The Ceremony started at five. He arrived early and tucked
himself into the back row. Folding chairs faced a pavilion and a quartet played
Air on G off to one side. He busied himself with the program thinking that if
anyone told him this vineyard had existed a few miles out of town he would have
though they were joking. Doesn’t wine come from California or France or
something? The wine was probably terrible, but the views were unfailingly
pleasant. This was certainly someone’s version of ideal, but he’d rather not
have to talk to that person for too long. He wondered if he could still leave,
if anyone would notice, if there weren’t already people wondering why he had
come at all. He stayed out of stubbornness.
Everyone knows you’re not supposed to go the wedding of your
ex-fiancĂ©. He’d only got the invitation out of pity. And he’d hung it up on the
refrigerator as a joke. All his friends thought it was pretty good, but he
wasn’t so sure. He’d drunkenly crossed out Brian’s name, and before he could
stop himself, wrote in his own. He stared at it for a moment and then crossed
out his name and wrote Giraffe.
It was Melinda who insisted he go, not out of therapeutic
value, or trying to be the better person, but just as a middle finger to Brian.
Brian, the one who took his place. Brian, the usurper. The night before the
wedding, Melinda said she would come along. She said she would dress slutty and
they could make out loudly in the back the moment they said, I do. She said
they would get all the cousins drunk and complain about the food and cut the
cake before the bride and groom. Anything for a friend and an open bar.
He showed up at her apartment in her father’s suit. Melinda
certainly wasn’t dressed slutty, which was fine, but she didn’t seem ready to
go at all. When she told him she was just joking last night, he did a bad job
of not looking crushed.
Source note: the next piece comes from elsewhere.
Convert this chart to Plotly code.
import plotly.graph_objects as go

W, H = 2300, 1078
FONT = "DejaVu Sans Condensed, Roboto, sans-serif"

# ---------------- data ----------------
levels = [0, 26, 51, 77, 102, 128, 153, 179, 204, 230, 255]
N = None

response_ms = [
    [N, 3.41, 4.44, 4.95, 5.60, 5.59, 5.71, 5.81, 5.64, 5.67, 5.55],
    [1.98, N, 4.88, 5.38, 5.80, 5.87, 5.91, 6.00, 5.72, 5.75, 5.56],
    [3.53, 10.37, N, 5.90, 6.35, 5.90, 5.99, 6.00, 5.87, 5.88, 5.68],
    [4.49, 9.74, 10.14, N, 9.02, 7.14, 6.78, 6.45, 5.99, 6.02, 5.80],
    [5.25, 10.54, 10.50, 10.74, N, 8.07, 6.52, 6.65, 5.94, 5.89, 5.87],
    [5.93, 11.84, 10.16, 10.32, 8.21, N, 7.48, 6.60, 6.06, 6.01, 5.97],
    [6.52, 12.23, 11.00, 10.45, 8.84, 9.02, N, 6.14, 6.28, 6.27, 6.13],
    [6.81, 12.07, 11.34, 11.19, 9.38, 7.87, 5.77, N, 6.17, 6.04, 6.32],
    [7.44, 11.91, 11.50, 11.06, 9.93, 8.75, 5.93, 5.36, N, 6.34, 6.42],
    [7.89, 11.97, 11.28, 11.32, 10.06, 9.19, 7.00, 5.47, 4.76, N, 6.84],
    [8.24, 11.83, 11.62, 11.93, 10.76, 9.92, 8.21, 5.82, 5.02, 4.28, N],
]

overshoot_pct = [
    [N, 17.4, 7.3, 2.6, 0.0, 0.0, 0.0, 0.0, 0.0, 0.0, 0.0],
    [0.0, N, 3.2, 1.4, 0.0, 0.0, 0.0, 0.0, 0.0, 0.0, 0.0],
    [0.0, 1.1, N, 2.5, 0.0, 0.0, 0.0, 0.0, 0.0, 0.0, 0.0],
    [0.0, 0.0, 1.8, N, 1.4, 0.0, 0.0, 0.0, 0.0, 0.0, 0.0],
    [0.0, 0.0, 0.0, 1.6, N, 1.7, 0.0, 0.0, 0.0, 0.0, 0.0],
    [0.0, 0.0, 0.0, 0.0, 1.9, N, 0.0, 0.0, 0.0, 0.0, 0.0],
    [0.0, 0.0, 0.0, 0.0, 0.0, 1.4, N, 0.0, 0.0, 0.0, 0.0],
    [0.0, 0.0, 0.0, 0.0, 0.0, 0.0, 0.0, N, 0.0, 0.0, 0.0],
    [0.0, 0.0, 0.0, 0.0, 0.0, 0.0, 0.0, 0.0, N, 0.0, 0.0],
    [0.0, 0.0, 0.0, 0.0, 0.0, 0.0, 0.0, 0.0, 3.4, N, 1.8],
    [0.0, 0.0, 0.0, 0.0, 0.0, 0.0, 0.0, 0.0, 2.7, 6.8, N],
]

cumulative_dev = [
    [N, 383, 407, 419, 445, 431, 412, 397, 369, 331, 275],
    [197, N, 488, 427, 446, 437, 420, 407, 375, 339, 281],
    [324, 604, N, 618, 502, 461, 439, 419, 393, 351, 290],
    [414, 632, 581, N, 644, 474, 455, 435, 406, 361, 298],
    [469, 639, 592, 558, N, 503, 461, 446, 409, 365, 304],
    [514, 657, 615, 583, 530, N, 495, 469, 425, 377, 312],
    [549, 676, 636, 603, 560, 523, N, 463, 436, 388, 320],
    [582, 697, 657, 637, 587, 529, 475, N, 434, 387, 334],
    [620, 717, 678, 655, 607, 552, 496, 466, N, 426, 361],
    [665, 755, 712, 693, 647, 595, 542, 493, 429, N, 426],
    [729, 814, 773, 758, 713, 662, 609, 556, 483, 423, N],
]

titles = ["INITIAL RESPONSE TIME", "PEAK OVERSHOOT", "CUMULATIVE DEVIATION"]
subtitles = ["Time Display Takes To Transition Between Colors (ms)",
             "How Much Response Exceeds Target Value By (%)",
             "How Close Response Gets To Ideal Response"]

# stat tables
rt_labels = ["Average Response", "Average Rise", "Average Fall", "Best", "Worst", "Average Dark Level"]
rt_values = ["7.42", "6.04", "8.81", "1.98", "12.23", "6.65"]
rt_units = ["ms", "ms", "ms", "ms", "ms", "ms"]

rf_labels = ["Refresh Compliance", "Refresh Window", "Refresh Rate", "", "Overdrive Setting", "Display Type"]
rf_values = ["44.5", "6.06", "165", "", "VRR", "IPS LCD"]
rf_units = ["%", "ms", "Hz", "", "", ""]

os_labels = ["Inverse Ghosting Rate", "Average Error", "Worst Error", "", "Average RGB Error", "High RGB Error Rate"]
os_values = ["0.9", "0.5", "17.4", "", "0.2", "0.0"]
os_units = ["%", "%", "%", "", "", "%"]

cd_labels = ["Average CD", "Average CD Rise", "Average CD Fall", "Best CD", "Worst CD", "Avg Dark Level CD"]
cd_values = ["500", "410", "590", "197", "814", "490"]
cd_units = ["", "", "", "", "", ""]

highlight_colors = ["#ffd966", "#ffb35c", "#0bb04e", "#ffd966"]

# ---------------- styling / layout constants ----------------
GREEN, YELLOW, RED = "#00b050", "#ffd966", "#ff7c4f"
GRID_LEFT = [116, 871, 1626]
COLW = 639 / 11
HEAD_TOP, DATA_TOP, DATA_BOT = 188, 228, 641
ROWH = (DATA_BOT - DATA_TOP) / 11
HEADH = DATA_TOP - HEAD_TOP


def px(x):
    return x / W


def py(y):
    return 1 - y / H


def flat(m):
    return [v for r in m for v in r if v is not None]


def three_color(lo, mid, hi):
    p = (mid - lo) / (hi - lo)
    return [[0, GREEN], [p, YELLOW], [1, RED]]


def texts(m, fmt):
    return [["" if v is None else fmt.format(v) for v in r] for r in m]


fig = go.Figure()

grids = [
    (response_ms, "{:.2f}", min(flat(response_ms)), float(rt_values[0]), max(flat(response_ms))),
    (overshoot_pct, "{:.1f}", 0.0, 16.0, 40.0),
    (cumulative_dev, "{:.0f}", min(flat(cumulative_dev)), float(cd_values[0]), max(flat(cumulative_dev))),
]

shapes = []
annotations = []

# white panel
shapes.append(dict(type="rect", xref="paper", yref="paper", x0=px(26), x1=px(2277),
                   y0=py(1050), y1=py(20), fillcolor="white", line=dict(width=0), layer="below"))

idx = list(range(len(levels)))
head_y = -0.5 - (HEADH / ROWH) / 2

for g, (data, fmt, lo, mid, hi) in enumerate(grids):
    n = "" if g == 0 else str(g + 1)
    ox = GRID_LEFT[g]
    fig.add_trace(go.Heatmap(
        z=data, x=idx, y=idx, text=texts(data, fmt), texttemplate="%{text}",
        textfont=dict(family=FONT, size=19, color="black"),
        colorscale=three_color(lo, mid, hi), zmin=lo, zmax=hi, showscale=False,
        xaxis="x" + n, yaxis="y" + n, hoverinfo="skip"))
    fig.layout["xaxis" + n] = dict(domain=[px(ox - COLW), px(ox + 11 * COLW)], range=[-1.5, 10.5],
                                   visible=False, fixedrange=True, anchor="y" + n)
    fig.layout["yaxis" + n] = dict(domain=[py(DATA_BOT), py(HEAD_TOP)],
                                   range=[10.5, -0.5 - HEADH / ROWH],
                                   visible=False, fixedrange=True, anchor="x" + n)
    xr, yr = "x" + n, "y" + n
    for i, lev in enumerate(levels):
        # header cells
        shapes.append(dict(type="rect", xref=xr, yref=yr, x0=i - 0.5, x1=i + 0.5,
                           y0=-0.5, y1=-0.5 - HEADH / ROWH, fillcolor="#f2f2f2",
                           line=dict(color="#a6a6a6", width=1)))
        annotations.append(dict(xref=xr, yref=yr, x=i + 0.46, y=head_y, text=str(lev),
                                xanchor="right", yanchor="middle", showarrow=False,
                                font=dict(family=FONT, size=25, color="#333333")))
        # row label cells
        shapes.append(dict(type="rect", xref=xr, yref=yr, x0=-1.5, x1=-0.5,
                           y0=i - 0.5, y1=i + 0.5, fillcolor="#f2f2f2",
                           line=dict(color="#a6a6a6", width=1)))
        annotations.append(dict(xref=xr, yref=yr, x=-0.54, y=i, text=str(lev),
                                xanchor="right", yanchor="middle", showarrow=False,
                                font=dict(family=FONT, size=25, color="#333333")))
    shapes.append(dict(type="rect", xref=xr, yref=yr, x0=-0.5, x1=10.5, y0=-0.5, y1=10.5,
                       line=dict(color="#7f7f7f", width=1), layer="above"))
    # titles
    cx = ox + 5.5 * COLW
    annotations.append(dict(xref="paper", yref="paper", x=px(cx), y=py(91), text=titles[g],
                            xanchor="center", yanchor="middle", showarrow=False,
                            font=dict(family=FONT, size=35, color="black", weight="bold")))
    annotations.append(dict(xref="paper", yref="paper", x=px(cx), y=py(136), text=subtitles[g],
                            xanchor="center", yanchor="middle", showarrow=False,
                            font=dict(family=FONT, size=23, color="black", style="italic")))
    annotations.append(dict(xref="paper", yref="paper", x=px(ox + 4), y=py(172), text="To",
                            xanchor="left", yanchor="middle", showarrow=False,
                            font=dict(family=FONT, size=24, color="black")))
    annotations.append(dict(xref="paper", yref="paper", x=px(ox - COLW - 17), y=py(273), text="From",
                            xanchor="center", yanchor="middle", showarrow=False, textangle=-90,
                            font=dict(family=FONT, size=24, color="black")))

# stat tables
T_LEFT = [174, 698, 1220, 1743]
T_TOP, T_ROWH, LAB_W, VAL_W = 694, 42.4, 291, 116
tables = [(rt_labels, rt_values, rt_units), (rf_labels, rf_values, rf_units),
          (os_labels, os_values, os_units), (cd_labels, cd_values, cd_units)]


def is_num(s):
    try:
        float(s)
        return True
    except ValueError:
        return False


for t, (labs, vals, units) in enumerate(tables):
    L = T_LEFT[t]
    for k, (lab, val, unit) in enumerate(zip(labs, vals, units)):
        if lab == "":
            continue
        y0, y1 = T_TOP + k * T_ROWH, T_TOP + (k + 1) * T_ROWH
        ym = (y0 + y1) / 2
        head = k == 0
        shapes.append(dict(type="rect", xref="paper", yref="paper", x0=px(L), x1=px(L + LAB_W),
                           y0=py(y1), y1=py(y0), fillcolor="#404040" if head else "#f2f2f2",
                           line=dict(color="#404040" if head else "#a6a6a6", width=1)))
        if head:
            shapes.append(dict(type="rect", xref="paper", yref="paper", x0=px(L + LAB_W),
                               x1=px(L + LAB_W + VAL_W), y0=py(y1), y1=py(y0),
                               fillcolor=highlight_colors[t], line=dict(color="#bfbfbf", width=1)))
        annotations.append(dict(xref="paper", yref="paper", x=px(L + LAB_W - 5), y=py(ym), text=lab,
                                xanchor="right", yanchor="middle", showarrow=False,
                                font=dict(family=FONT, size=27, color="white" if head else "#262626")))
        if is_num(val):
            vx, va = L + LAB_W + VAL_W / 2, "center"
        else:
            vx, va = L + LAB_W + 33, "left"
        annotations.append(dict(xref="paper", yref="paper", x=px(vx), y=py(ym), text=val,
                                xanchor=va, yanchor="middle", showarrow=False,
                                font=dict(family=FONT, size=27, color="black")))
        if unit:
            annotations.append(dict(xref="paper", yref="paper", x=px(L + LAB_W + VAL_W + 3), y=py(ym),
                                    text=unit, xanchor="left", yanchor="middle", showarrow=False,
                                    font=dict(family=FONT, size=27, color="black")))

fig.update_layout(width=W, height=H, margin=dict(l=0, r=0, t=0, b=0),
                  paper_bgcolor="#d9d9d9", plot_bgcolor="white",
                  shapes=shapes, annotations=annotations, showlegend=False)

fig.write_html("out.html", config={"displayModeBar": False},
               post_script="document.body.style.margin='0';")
He said he was joking too, and walked back to his car,
which took him to the winery.
Veronica looked beautiful in her dress. She always seemed so
girly to him, but even walking down the aisle with her father she looked grown
up. Brian looked like Brian, but in a suit. He had a goober grin on his face,
but there was no way to tell what he was really thinking. Brian seemed more
like an enigma than ever. Yes, they went to college together and had been
roommates for half of it and had spent lots of late night just drinking and
talking. Brian was the one who encouraged him to ask Melinda out. But now,
standing up there his face seemed like a happy blank.